| Objective |
Return every line below as is, leaving out the pictures.

| Information shown |
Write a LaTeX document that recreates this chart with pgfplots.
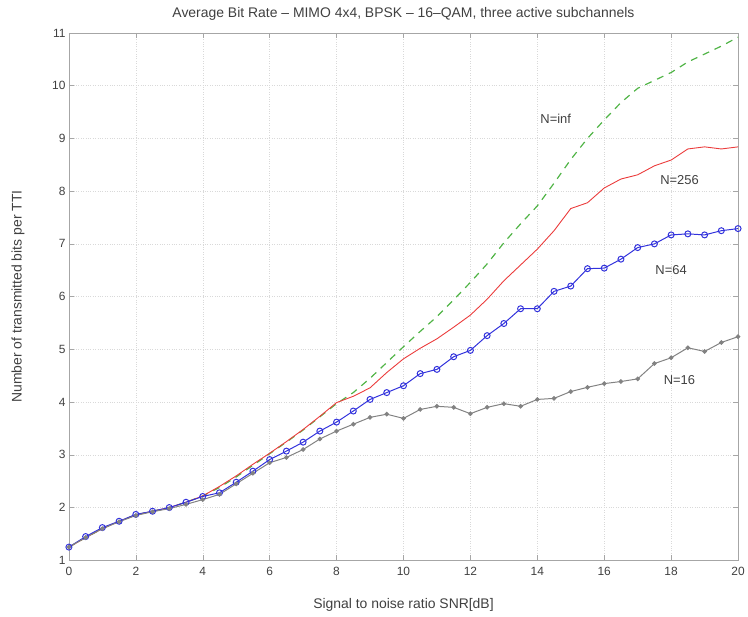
\documentclass[border=0pt]{standalone}
\usepackage{fontspec}
\setmainfont{Liberation Sans}
\usepackage{pgfplots}
\pgfplotsset{compat=1.18}
\definecolor{ninf}{RGB}{80,180,70}
\definecolor{n256}{RGB}{235,60,60}
\definecolor{n64}{RGB}{50,50,220}
\definecolor{n16}{RGB}{130,130,130}
\begin{document}
\begin{tikzpicture}
\begin{axis}[
    scale only axis,
    width=670bp, height=528bp,
    xmin=0, xmax=20, ymin=1, ymax=11,
    xtick={0,2,...,20}, ytick={1,2,...,11},
    tick align=inside,
    major tick length=5bp,
    grid=major,
    grid style={dotted, gray!30},
    axis line style={gray!70},
    every tick/.style={gray!70},
    /pgf/number format/assume math mode=true,
    tick label style={font=\fontsize{12}{14}\selectfont, text=black!75},
    xticklabel style={yshift=-3bp},
    title={Average Bit Rate -- MIMO 4x4, BPSK -- 16--QAM, three active subchannels},
    title style={font=\fontsize{14}{16}\selectfont, text=black!75,
        at={(axis description cs:0.5,1.024)}, anchor=center},
    xlabel={Signal to noise ratio SNR[dB]},
    ylabel={Number of transmitted bits per TTI},
    label style={font=\fontsize{14}{16}\selectfont, text=black!75},
    xlabel style={at={(axis description cs:0.5,-0.0852)}, anchor=center},
    ylabel style={at={(axis description cs:-0.0761,0.5)}, anchor=center},
    clip=false,
]
% N=inf
\addplot[color=ninf, dashed, dash pattern=on 7bp off 6bp, line width=1.2pt] coordinates {
(0,1.25)(0.5,1.43)(1,1.6)(1.5,1.74)(2,1.86)(2.5,1.93)(3,2.0)(3.5,2.1)(4,2.22)(4.5,2.38)
(5,2.58)(5.5,2.8)(6,3.02)(6.5,3.24)(7,3.47)(7.5,3.72)(8,3.97)(8.5,4.18)(9,4.45)(9.5,4.75)
(10,5.05)(10.5,5.34)(11,5.62)(11.5,5.94)(12,6.27)(12.5,6.62)(13,7.02)(13.5,7.38)(14,7.72)(14.5,8.15)
(15,8.6)(15.5,9.0)(16,9.35)(16.5,9.68)(17,9.95)(17.5,10.1)(18,10.25)(18.5,10.45)(19,10.6)(19.5,10.75)(20,10.92)
};
% N=256
\addplot[color=n256, line width=0.9pt] coordinates {
(0,1.25)(0.5,1.43)(1,1.6)(1.5,1.74)(2,1.86)(2.5,1.93)(3,2.0)(3.5,2.1)(4,2.22)(4.5,2.4)
(5,2.6)(5.5,2.82)(6,3.03)(6.5,3.25)(7,3.48)(7.5,3.73)(8,3.99)(8.5,4.11)(9,4.27)(9.5,4.56)
(10,4.82)(10.5,5.02)(11,5.2)(11.5,5.42)(12,5.65)(12.5,5.95)(13,6.3)(13.5,6.6)(14,6.9)(14.5,7.25)
(15,7.67)(15.5,7.78)(16,8.06)(16.5,8.23)(17,8.31)(17.5,8.48)(18,8.59)(18.5,8.8)(19,8.84)(19.5,8.8)(20,8.84)
};
% N=64
\addplot[color=n64, line width=1pt, mark=o, mark size=3pt, mark options={line width=1pt}] coordinates {
(0,1.25)(0.5,1.45)(1,1.62)(1.5,1.74)(2,1.87)(2.5,1.93)(3,2.0)(3.5,2.1)(4,2.21)(4.5,2.28)
(5,2.48)(5.5,2.69)(6,2.91)(6.5,3.07)(7,3.24)(7.5,3.45)(8,3.62)(8.5,3.83)(9,4.05)(9.5,4.18)
(10,4.31)(10.5,4.54)(11,4.62)(11.5,4.86)(12,4.98)(12.5,5.26)(13,5.49)(13.5,5.77)(14,5.77)(14.5,6.1)
(15,6.2)(15.5,6.53)(16,6.54)(16.5,6.71)(17,6.93)(17.5,7.0)(18,7.17)(18.5,7.19)(19,7.17)(19.5,7.25)(20,7.29)
};
% N=16
\addplot[color=n16, line width=1pt, mark=*, mark size=1.8pt] coordinates {
(0,1.25)(0.5,1.43)(1,1.6)(1.5,1.73)(2,1.85)(2.5,1.92)(3,1.98)(3.5,2.06)(4,2.15)(4.5,2.25)
(5,2.45)(5.5,2.65)(6,2.85)(6.5,2.95)(7,3.1)(7.5,3.3)(8,3.45)(8.5,3.58)(9,3.71)(9.5,3.77)
(10,3.69)(10.5,3.86)(11,3.92)(11.5,3.9)(12,3.78)(12.5,3.9)(13,3.97)(13.5,3.92)(14,4.05)(14.5,4.07)
(15,4.2)(15.5,4.28)(16,4.35)(16.5,4.39)(17,4.44)(17.5,4.73)(18,4.84)(18.5,5.03)(19,4.96)(19.5,5.13)(20,5.24)
};
\node[font=\fontsize{13}{15}\selectfont, text=black!75] at (axis cs:14.55,9.37) {N=inf};
\node[font=\fontsize{13}{15}\selectfont, text=black!75] at (axis cs:18.25,8.22) {N=256};
\node[font=\fontsize{13}{15}\selectfont, text=black!75] at (axis cs:18.0,6.5) {N=64};
\node[font=\fontsize{13}{15}\selectfont, text=black!75] at (axis cs:18.25,4.42) {N=16};
\end{axis}
\path (current axis.south west) ++(-69bp,-56bp) coordinate (bl);
\path (current axis.north east) ++(9bp,33bp) coordinate (tr);
\useasboundingbox (bl) rectangle (tr);
\end{tikzpicture}
\end{document}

| Answer to the problem |
Write a LaTeX document that recreates this chart with pgfplots.
\documentclass[border=0pt]{standalone}
\usepackage{fontspec}
\setmainfont{Liberation Sans}
\usepackage{pgfplots}
\pgfplotsset{compat=1.18}
\definecolor{ninf}{RGB}{80,180,70}
\definecolor{n256}{RGB}{235,60,60}
\definecolor{n64}{RGB}{50,50,220}
\definecolor{n16}{RGB}{130,130,130}
\begin{document}
\begin{tikzpicture}
\begin{axis}[
    scale only axis,
    width=670bp, height=528bp,
    xmin=0, xmax=20, ymin=1, ymax=11,
    xtick={0,2,...,20}, ytick={1,2,...,11},
    tick align=inside,
    major tick length=5bp,
    grid=major,
    grid style={dotted, gray!30},
    axis line style={gray!70},
    every tick/.style={gray!70},
    /pgf/number format/assume math mode=true,
    tick label style={font=\fontsize{12}{14}\selectfont, text=black!75},
    xticklabel style={yshift=-3bp},
    title={Average Bit Rate -- MIMO 4x4, BPSK -- 16--QAM, three active subchannels},
    title style={font=\fontsize{14}{16}\selectfont, text=black!75,
        at={(axis description cs:0.5,1.024)}, anchor=center},
    xlabel={Signal to noise ratio SNR[dB]},
    ylabel={Number of transmitted bits per TTI},
    label style={font=\fontsize{14}{16}\selectfont, text=black!75},
    xlabel style={at={(axis description cs:0.5,-0.0852)}, anchor=center},
    ylabel style={at={(axis description cs:-0.0761,0.5)}, anchor=center},
    clip=false,
]
% N=inf
\addplot[color=ninf, dashed, dash pattern=on 7bp off 6bp, line width=1.2pt] coordinates {
(0,1.25)(0.5,1.43)(1,1.6)(1.5,1.74)(2,1.86)(2.5,1.93)(3,2.0)(3.5,2.1)(4,2.22)(4.5,2.38)
(5,2.58)(5.5,2.8)(6,3.02)(6.5,3.24)(7,3.47)(7.5,3.72)(8,3.97)(8.5,4.18)(9,4.45)(9.5,4.75)
(10,5.05)(10.5,5.34)(11,5.62)(11.5,5.94)(12,6.27)(12.5,6.62)(13,7.02)(13.5,7.38)(14,7.72)(14.5,8.15)
(15,8.6)(15.5,9.0)(16,9.35)(16.5,9.68)(17,9.95)(17.5,10.1)(18,10.25)(18.5,10.45)(19,10.6)(19.5,10.75)(20,10.92)
};
% N=256
\addplot[color=n256, line width=0.9pt] coordinates {
(0,1.25)(0.5,1.43)(1,1.6)(1.5,1.74)(2,1.86)(2.5,1.93)(3,2.0)(3.5,2.1)(4,2.22)(4.5,2.4)
(5,2.6)(5.5,2.82)(6,3.03)(6.5,3.25)(7,3.48)(7.5,3.73)(8,3.99)(8.5,4.11)(9,4.27)(9.5,4.56)
(10,4.82)(10.5,5.02)(11,5.2)(11.5,5.42)(12,5.65)(12.5,5.95)(13,6.3)(13.5,6.6)(14,6.9)(14.5,7.25)
(15,7.67)(15.5,7.78)(16,8.06)(16.5,8.23)(17,8.31)(17.5,8.48)(18,8.59)(18.5,8.8)(19,8.84)(19.5,8.8)(20,8.84)
};
% N=64
\addplot[color=n64, line width=1pt, mark=o, mark size=3pt, mark options={line width=1pt}] coordinates {
(0,1.25)(0.5,1.45)(1,1.62)(1.5,1.74)(2,1.87)(2.5,1.93)(3,2.0)(3.5,2.1)(4,2.21)(4.5,2.28)
(5,2.48)(5.5,2.69)(6,2.91)(6.5,3.07)(7,3.24)(7.5,3.45)(8,3.62)(8.5,3.83)(9,4.05)(9.5,4.18)
(10,4.31)(10.5,4.54)(11,4.62)(11.5,4.86)(12,4.98)(12.5,5.26)(13,5.49)(13.5,5.77)(14,5.77)(14.5,6.1)
(15,6.2)(15.5,6.53)(16,6.54)(16.5,6.71)(17,6.93)(17.5,7.0)(18,7.17)(18.5,7.19)(19,7.17)(19.5,7.25)(20,7.29)
};
% N=16
\addplot[color=n16, line width=1pt, mark=*, mark size=1.8pt] coordinates {
(0,1.25)(0.5,1.43)(1,1.6)(1.5,1.73)(2,1.85)(2.5,1.92)(3,1.98)(3.5,2.06)(4,2.15)(4.5,2.25)
(5,2.45)(5.5,2.65)(6,2.85)(6.5,2.95)(7,3.1)(7.5,3.3)(8,3.45)(8.5,3.58)(9,3.71)(9.5,3.77)
(10,3.69)(10.5,3.86)(11,3.92)(11.5,3.9)(12,3.78)(12.5,3.9)(13,3.97)(13.5,3.92)(14,4.05)(14.5,4.07)
(15,4.2)(15.5,4.28)(16,4.35)(16.5,4.39)(17,4.44)(17.5,4.73)(18,4.84)(18.5,5.03)(19,4.96)(19.5,5.13)(20,5.24)
};
\node[font=\fontsize{13}{15}\selectfont, text=black!75] at (axis cs:14.55,9.37) {N=inf};
\node[font=\fontsize{13}{15}\selectfont, text=black!75] at (axis cs:18.25,8.22) {N=256};
\node[font=\fontsize{13}{15}\selectfont, text=black!75] at (axis cs:18.0,6.5) {N=64};
\node[font=\fontsize{13}{15}\selectfont, text=black!75] at (axis cs:18.25,4.42) {N=16};
\end{axis}
\path (current axis.south west) ++(-69bp,-56bp) coordinate (bl);
\path (current axis.north east) ++(9bp,33bp) coordinate (tr);
\useasboundingbox (bl) rectangle (tr);
\end{tikzpicture}
\end{document}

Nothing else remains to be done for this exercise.